Introduction / Context:
This question checks understanding of Pythagorean triples, which are sets of three positive integers that can be the side lengths of a right angled triangle. Such triples satisfy the Pythagorean theorem, which is fundamental in geometry. The task is to look at each proposed triple and decide which one satisfies the condition a^2 + b^2 = c^2 for some ordering of the numbers where c is the largest.

Given Data / Assumptions:

• Each option contains three positive integers.
• We assume that if they form a right triangle, the largest of the three integers will be the hypotenuse.
• The Pythagorean theorem states that in a right triangle with legs a and b and hypotenuse c, we have a^2 + b^2 = c^2.
• Only one option is intended to be a valid Pythagorean triple.
• We must compute the squares and compare sums carefully.

Concept / Approach:
To identify a Pythagorean triple, first identify the largest number in the set as the potential hypotenuse. Then compute the squares of the other two numbers, add them and compare the result with the square of the largest number. If and only if a^2 + b^2 equals c^2, the triple is valid. We repeat this check for each option until we find one that satisfies the condition.

Step-by-Step Solution:
Step 1: For option a, the numbers are 68, 72 and 81, with 81 as the largest. Compute 68^2 = 4624 and 72^2 = 5184. The sum is 4624 + 5184 = 9808, while 81^2 = 6561, so 9808 is not equal to 6561. Option a is not a Pythagorean triple.Step 2: For option b, the numbers are 35, 38 and 42, with 42 as the largest. Compute 35^2 = 1225 and 38^2 = 1444. The sum is 2669, while 42^2 = 1764, so 2669 is not equal to 1764. Option b is not valid.Step 3: For option c, the numbers are 27, 38 and 42, with 42 again the largest.

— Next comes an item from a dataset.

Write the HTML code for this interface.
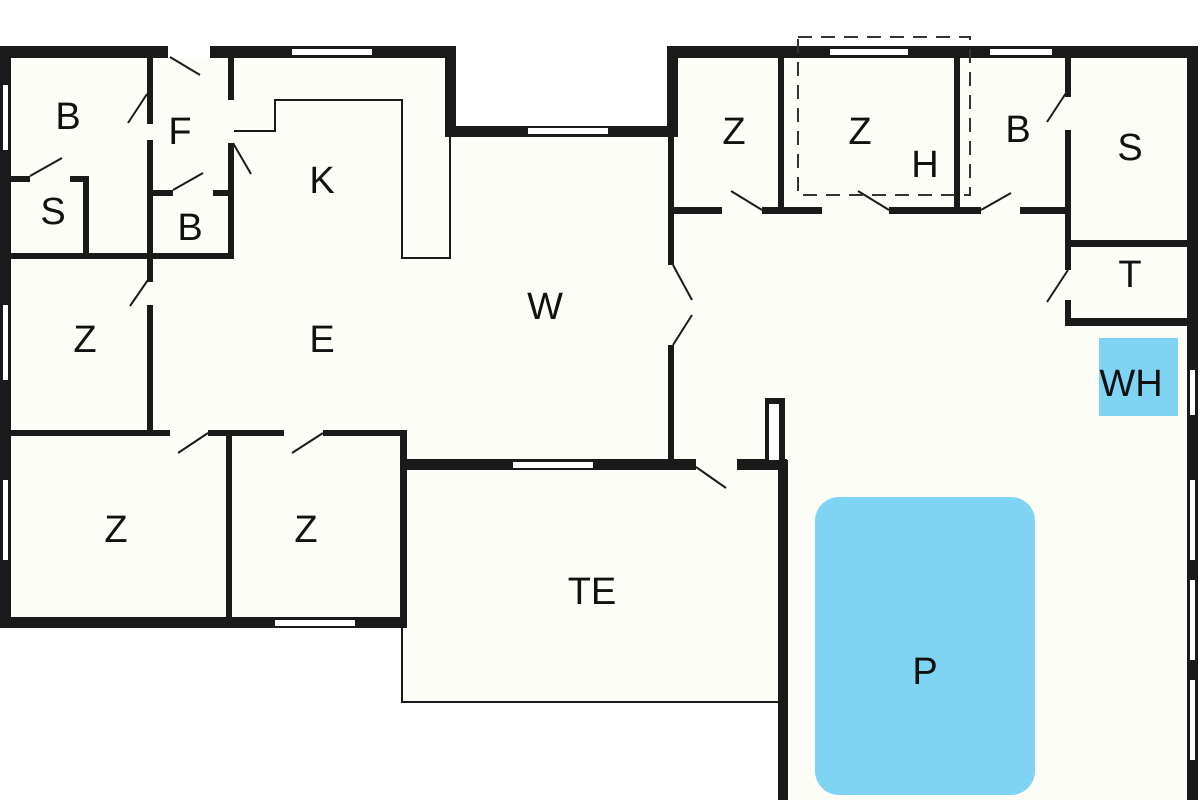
<!DOCTYPE html>
<html><head><meta charset="utf-8"><style>
html,body{margin:0;padding:0;background:#fff}
svg{display:block}
text{font-family:"Liberation Sans",sans-serif;font-size:38px;fill:#111;text-anchor:middle;dominant-baseline:central}
</style></head><body>
<svg width="1200" height="800" viewBox="0 0 1200 800">
<g fill="#fdfdf8">
<rect x="5" y="52" width="447" height="572"/>
<rect x="450" y="132" width="225" height="335"/>
<rect x="402" y="465" width="380" height="237"/>
<rect x="672" y="52" width="522" height="415"/>
<rect x="783" y="460" width="411" height="340"/>
</g>
<g fill="#1a1a1a">
<rect x="0" y="46" width="168" height="12"/>
<rect x="210" y="46" width="246" height="12"/>
<rect x="445" y="46" width="11" height="91"/>
<rect x="445" y="126" width="233" height="11"/>
<rect x="667" y="46" width="531" height="12"/>
<rect x="667" y="46" width="11" height="91"/>
<rect x="0" y="46" width="11" height="582"/>
<rect x="0" y="617" width="407" height="11"/>
<rect x="1187" y="46" width="11" height="754"/>
<rect x="400" y="459" width="296" height="11"/>
<rect x="737" y="459" width="50" height="11"/>
<rect x="400" y="430" width="7" height="198"/>
<rect x="778" y="460" width="10" height="340"/>
<rect x="765" y="398" width="20" height="70"/>
<rect x="668" y="100" width="6" height="165"/>
<rect x="668" y="345" width="6" height="120"/>
<rect x="147" y="52" width="6" height="72"/>
<rect x="147" y="140" width="6" height="142"/>
<rect x="147" y="305" width="6" height="131"/>
<rect x="228" y="52" width="6" height="48"/>
<rect x="228" y="143" width="6" height="115"/>
<rect x="10" y="253" width="224" height="6"/>
<rect x="10" y="176" width="20" height="6"/>
<rect x="70" y="176" width="18" height="6"/>
<rect x="83" y="176" width="6" height="80"/>
<rect x="150" y="190" width="23" height="6"/>
<rect x="213" y="190" width="20" height="6"/>
<rect x="10" y="430" width="160" height="6"/>
<rect x="208" y="430" width="76" height="6"/>
<rect x="323" y="430" width="84" height="6"/>
<rect x="226" y="433" width="6" height="187"/>
<rect x="672" y="207" width="50" height="7"/>
<rect x="762" y="207" width="60" height="7"/>
<rect x="889" y="207" width="92" height="7"/>
<rect x="1020" y="207" width="50" height="7"/>
<rect x="778" y="52" width="6" height="160"/>
<rect x="954" y="52" width="6" height="160"/>
<rect x="1065" y="52" width="6" height="45"/>
<rect x="1065" y="130" width="6" height="140"/>
<rect x="1065" y="300" width="6" height="26"/>
<rect x="1065" y="240" width="128" height="7"/>
<rect x="1065" y="318" width="128" height="8"/>
</g>
<g fill="#fff">
<rect x="292" y="49" width="80" height="6"/>
<rect x="528" y="128" width="80" height="6"/>
<rect x="830" y="49" width="78" height="6"/>
<rect x="990" y="49" width="62" height="6"/>
<rect x="275" y="620" width="80" height="6"/>
<rect x="513" y="462" width="80" height="6"/>
<rect x="3" y="85" width="5" height="65"/>
<rect x="3" y="305" width="5" height="75"/>
<rect x="3" y="480" width="5" height="80"/>
<rect x="1190" y="370" width="5" height="45"/>
<rect x="1190" y="480" width="5" height="80"/>
<rect x="1190" y="580" width="5" height="80"/>
<rect x="1190" y="680" width="5" height="80"/>
<rect x="769" y="404" width="10" height="56"/>
<rect x="168" y="46" width="42" height="12"/>
</g>
<g fill="none" stroke="#1a1a1a" stroke-width="2">
<polyline points="234,131 275,131 275,100 402,100 402,258 450,258 450,137"/>
<polyline points="402,628 402,702 780,702"/>
<line x1="170" y1="57" x2="200" y2="75"/>
<line x1="147" y1="94" x2="128" y2="123"/>
<line x1="30" y1="176" x2="62" y2="158"/>
<line x1="233" y1="143" x2="251" y2="174"/>
<line x1="173" y1="190" x2="203" y2="173"/>
<line x1="150" y1="277" x2="130" y2="306"/>
<line x1="208" y1="433" x2="178" y2="453"/>
<line x1="323" y1="433" x2="292" y2="453"/>
<line x1="696" y1="467" x2="726" y2="488"/>
<line x1="673" y1="265" x2="692" y2="300"/>
<line x1="673" y1="345" x2="692" y2="315"/>
<line x1="762" y1="210" x2="731" y2="191"/>
<line x1="889" y1="210" x2="858" y2="191"/>
<line x1="981" y1="210" x2="1011" y2="193"/>
<line x1="1068" y1="90" x2="1047" y2="122"/>
<line x1="1068" y1="270" x2="1047" y2="302"/>
</g>
<rect x="798" y="37" width="172" height="158" fill="none" stroke="#333" stroke-width="2" stroke-dasharray="14,9"/>
<rect x="1099" y="338" width="79" height="78" fill="#7fd4f4"/>
<rect x="815" y="497" width="220" height="298" rx="24" fill="#7fd4f4"/>
<text x="68" y="117">B</text>
<text x="180" y="132">F</text>
<text x="322" y="181">K</text>
<text x="53" y="212">S</text>
<text x="190" y="228">B</text>
<text x="85" y="340">Z</text>
<text x="322" y="340">E</text>
<text x="545" y="307">W</text>
<text x="116" y="530">Z</text>
<text x="306" y="530">Z</text>
<text x="592" y="592">TE</text>
<text x="734" y="132">Z</text>
<text x="860" y="132">Z</text>
<text x="925" y="165">H</text>
<text x="1018" y="130">B</text>
<text x="1130" y="148">S</text>
<text x="1130" y="275">T</text>
<text x="1131" y="384">WH</text>
<text x="925" y="672">P</text>
</svg>
</body></html>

Compute 27^2 = 729 and 38^2 = 1444. The sum is 2173, but 42^2 is 1764, so there is no equality and option c is not a Pythagorean triple.Step 4: For option d, the numbers are 33, 44 and 55, with 55 as the largest. Compute 33^2 = 1089 and 44^2 = 1936. The sum is 1089 + 1936 = 3025. Now compute 55^2, which is also 3025. Since the sums match, option d is a Pythagorean triple.

Verification / Alternative check:
Once we have identified 33, 44 and 55 as a Pythagorean triple, we can note that this triple is actually a scaled version of the well known 3, 4, 5 triple. If we multiply 3, 4 and 5 by 11, we get 33, 44 and 55. Because scaling all sides of a right triangle by the same factor preserves the right angle, 33, 44 and 55 must also satisfy the Pythagorean relation. This provides a fast confirmation.

Why Other Options Are Wrong:
In each of the other options, when we square the two smaller numbers and add the results, the sum does not equal the square of the largest number. This means that they cannot be the sides of a right angled triangle. They might be sides of some triangle, but they do not satisfy the Pythagorean theorem, so they are not Pythagorean triples.

Common Pitfalls:
A common mistake is to assume that numbers that look close to each other or that differ by similar gaps automatically form a Pythagorean triple. Another pitfall is computing squares incorrectly or forgetting to identify the largest number as the candidate hypotenuse. Careful arithmetic and systematic checking prevent these errors.

Final Answer:
The only set that forms a Pythagorean triple is 33, 44, 55.